Except no, its not, its a contract
granting the school's media rights to a conference for a number of years. This happens all the time in media licensing deals ... for instance, Marvel has long had a deal that grants the rights to Spider Man to Sony, and Marvel now has Marvel Studios, and it would like to also use Spider Man in its Avengers universe movies.
But it has not
pledged to give the right to Spider Man at some future date, it has
given the right over the period of time covered by the contract. A copyright is not a physical thing, its a legal status in the first place, so signing a rights contract is not about promising to do a physical thing, its about granting the other party a legal status.

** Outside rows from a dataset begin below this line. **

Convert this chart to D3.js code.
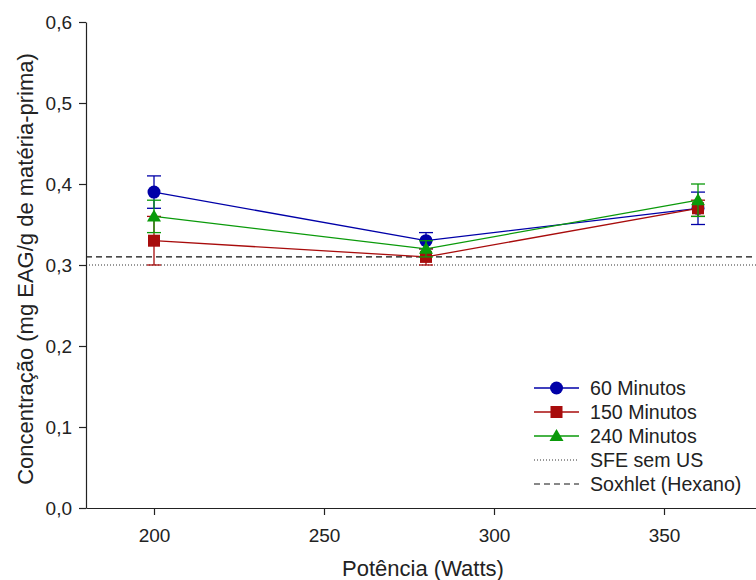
<!DOCTYPE html>
<html lang="pt">
<head>
<meta charset="UTF-8" />
<script src="https://d3js.org/d3.v7.min.js"></script>
<style>
    body { margin: 0; background: #fff; }
    svg { display: block; font-family: "Liberation Sans", Arial, sans-serif; }
    .axis text { font-size: 19px; fill: #222; }
    .axis path, .axis line { stroke: #222; stroke-width: 1.2px; }
</style>
</head>
<body>
<svg id="chart" width="756" height="580"></svg>
<script>
    // dados
    const potencias = [200, 280, 360];
    const seriesNames = ["60 Minutos", "150 Minutos", "240 Minutos"];
    const valores60 = [0.39, 0.33, 0.37];
    const erros60 = [0.02, 0.01, 0.02];
    const valores150 = [0.33, 0.31, 0.37];
    const erros150 = [0.03, 0.01, 0.01];
    const valores240 = [0.36, 0.32, 0.38];
    const erros240 = [0.02, 0.01, 0.02];
    const sfeSemUS = 0.30;
    const soxhlet = 0.31;
    const xTicks = [200, 250, 300, 350];
    const yTicks = [0, 0.1, 0.2, 0.3, 0.4, 0.5, 0.6];

    const svg = d3.select("#chart");

    const x = d3.scaleLinear().domain([180, 380]).range([86, 766]);
    const y = d3.scaleLinear().domain([0, 0.6]).range([508, 22]);

    const series = [
        { name: seriesNames[0], vals: valores60, errs: erros60, color: "#0000a8", shape: "circle" },
        { name: seriesNames[1], vals: valores150, errs: erros150, color: "#a80c0c", shape: "square" },
        { name: seriesNames[2], vals: valores240, errs: erros240, color: "#0a9a0a", shape: "triangle" }
    ];

    // linhas de referencia
    svg.append("line")
        .attr("x1", x(180)).attr("x2", 756)
        .attr("y1", y(sfeSemUS)).attr("y2", y(sfeSemUS))
        .attr("stroke", "#333").attr("stroke-width", 1)
        .attr("stroke-dasharray", "1,2");
    svg.append("line")
        .attr("x1", x(180)).attr("x2", 756)
        .attr("y1", y(soxhlet)).attr("y2", y(soxhlet))
        .attr("stroke", "#111").attr("stroke-width", 1.3)
        .attr("stroke-dasharray", "6,4");

    // eixos
    svg.append("g")
        .attr("class", "axis")
        .attr("transform", "translate(0,508)")
        .call(d3.axisBottom(x).tickValues(xTicks).tickSizeInner(7).tickSizeOuter(0).tickPadding(14).tickFormat(d3.format("d")));

    svg.append("g")
        .attr("class", "axis")
        .attr("transform", "translate(86,0)")
        .call(d3.axisLeft(y).tickValues(yTicks).tickSizeInner(7).tickSizeOuter(0).tickPadding(7)
            .tickFormat(d => d3.format(".1f")(d).replace(".", ",")));

    function drawMarker(g, shape, color, cx, cy) {
        if (shape === "circle") {
            g.append("circle").attr("cx", cx).attr("cy", cy).attr("r", 6.5).attr("fill", color);
        } else if (shape === "square") {
            g.append("rect").attr("x", cx - 6).attr("y", cy - 6).attr("width", 12).attr("height", 12).attr("fill", color);
        } else {
            g.append("path")
                .attr("d", `M${cx},${cy - 7}L${cx + 7},${cy + 5}L${cx - 7},${cy + 5}Z`)
                .attr("fill", color);
        }
    }

    const line = d3.line().x(d => x(d[0])).y(d => y(d[1]));

    series.forEach(s => {
        const g = svg.append("g");
        const pts = potencias.map((p, i) => [p, s.vals[i], s.errs[i]]);
        g.append("path")
            .attr("d", line(pts))
            .attr("fill", "none")
            .attr("stroke", s.color)
            .attr("stroke-width", 1.3);
        pts.forEach(d => {
            const cx = x(d[0]);
            g.append("line")
                .attr("x1", cx).attr("x2", cx)
                .attr("y1", y(d[1] - d[2])).attr("y2", y(d[1] + d[2]))
                .attr("stroke", s.color).attr("stroke-width", 1.3);
            [d[1] - d[2], d[1] + d[2]].forEach(v => {
                g.append("line")
                    .attr("x1", cx - 7).attr("x2", cx + 7)
                    .attr("y1", y(v)).attr("y2", y(v))
                    .attr("stroke", s.color).attr("stroke-width", 1.3);
            });
            drawMarker(g, s.shape, s.color, cx, y(d[1]));
        });
    });

    // legenda
    const legendItems = [
        { name: seriesNames[0], color: series[0].color, shape: "circle" },
        { name: seriesNames[1], color: series[1].color, shape: "square" },
        { name: seriesNames[2], color: series[2].color, shape: "triangle" },
        { name: "SFE sem US", color: "#333", dash: "1,2" },
        { name: "Soxhlet (Hexano)", color: "#111", dash: "6,4" }
    ];
    const legend = svg.append("g").attr("transform", "translate(534,388)");
    legendItems.forEach((item, i) => {
        const row = legend.append("g").attr("transform", `translate(0,${i * 24})`);
        row.append("line")
            .attr("x1", 0).attr("x2", 45).attr("y1", 0).attr("y2", 0)
            .attr("stroke", item.color)
            .attr("stroke-width", item.dash ? 1 : 1.3)
            .attr("stroke-dasharray", item.dash || null);
        if (item.shape) drawMarker(row, item.shape, item.color, 22.5, 0);
        row.append("text")
            .attr("x", 56).attr("y", 0).attr("dy", "0.35em")
            .attr("font-size", 19.6).attr("fill", "#222")
            .text(item.name);
    });

    // titulos dos eixos
    svg.append("text")
        .attr("x", 423).attr("y", 576)
        .attr("text-anchor", "middle")
        .attr("font-size", 22).attr("fill", "#222")
        .text("Potência (Watts)");
    svg.append("text")
        .attr("transform", "translate(33,269) rotate(-90)")
        .attr("text-anchor", "middle")
        .attr("font-size", 22).attr("fill", "#222")
        .text("Concentração (mg EAG/g de matéria-prima)");
</script>
</body>
</html>
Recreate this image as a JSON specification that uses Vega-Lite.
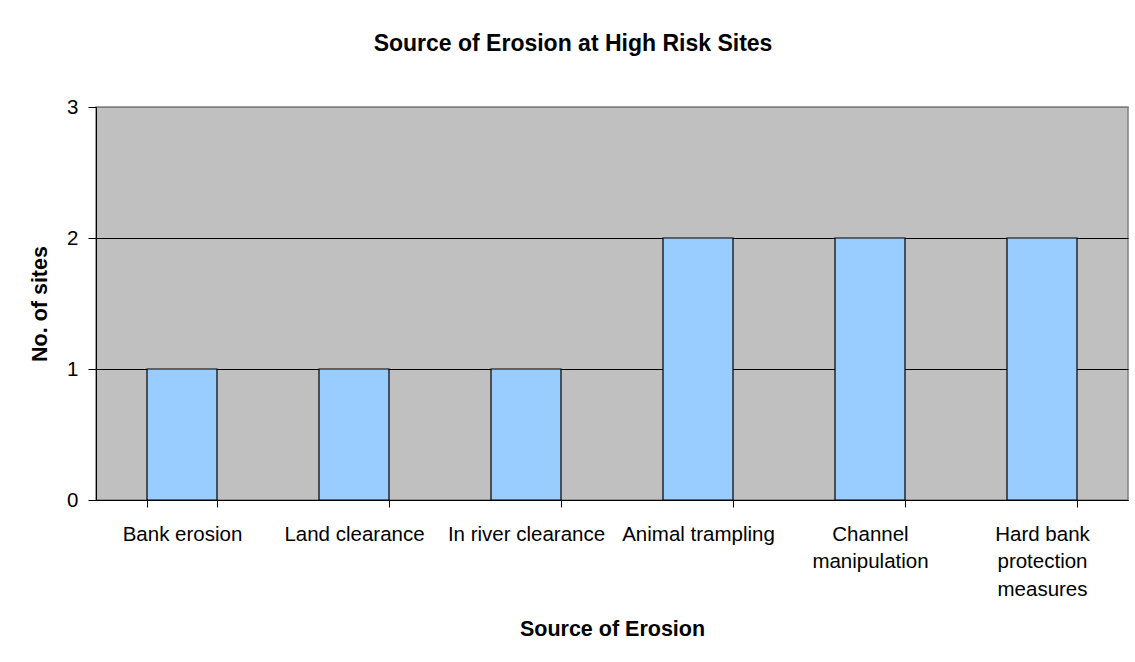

So if it wants to get Spider Man,
it needs to do a deal with Sony.
Quote: Like all contracts, it can be broken. School X, member of Conference A who has granted its media rights to Conference A, thinks it can make more money in Conference B. So School X leaves Conference A for Conference B placing its media rights in Conference B. Now School X's games will be distributed by both conferences.
Exclusive rights that have been granted are no longer the original rights holder's to grant. It is a very strong precedent that the prior grant of right will supersede the later one: without this, massive media deals worth much more than the value of a conference contract per year would fall apart.
Quote: Conference A would love to force School X to leave its media rights with Conference A, requesting a court require specific performance of the grant of rights.
And this reads like nonsense posing as argument ... there is no need to require "specific performance of the grant of rights". Indeed, there is no need for Conference A to sue the school at all. Conference A can directly sue whatever media company is using the intellectual property without the permission of Conference A, demonstrate in court that it has a valid exclusive rights, and the media company then requires their permission to proceed, and does
not require the permission of Conference B to proceed. Just like Sony could sue anybody that attempted to show a Marvel Studios movie containing Spiderman if Marvel Studios was to include Spiderman in the movie without the permission of Sony as the incumbent rights holder.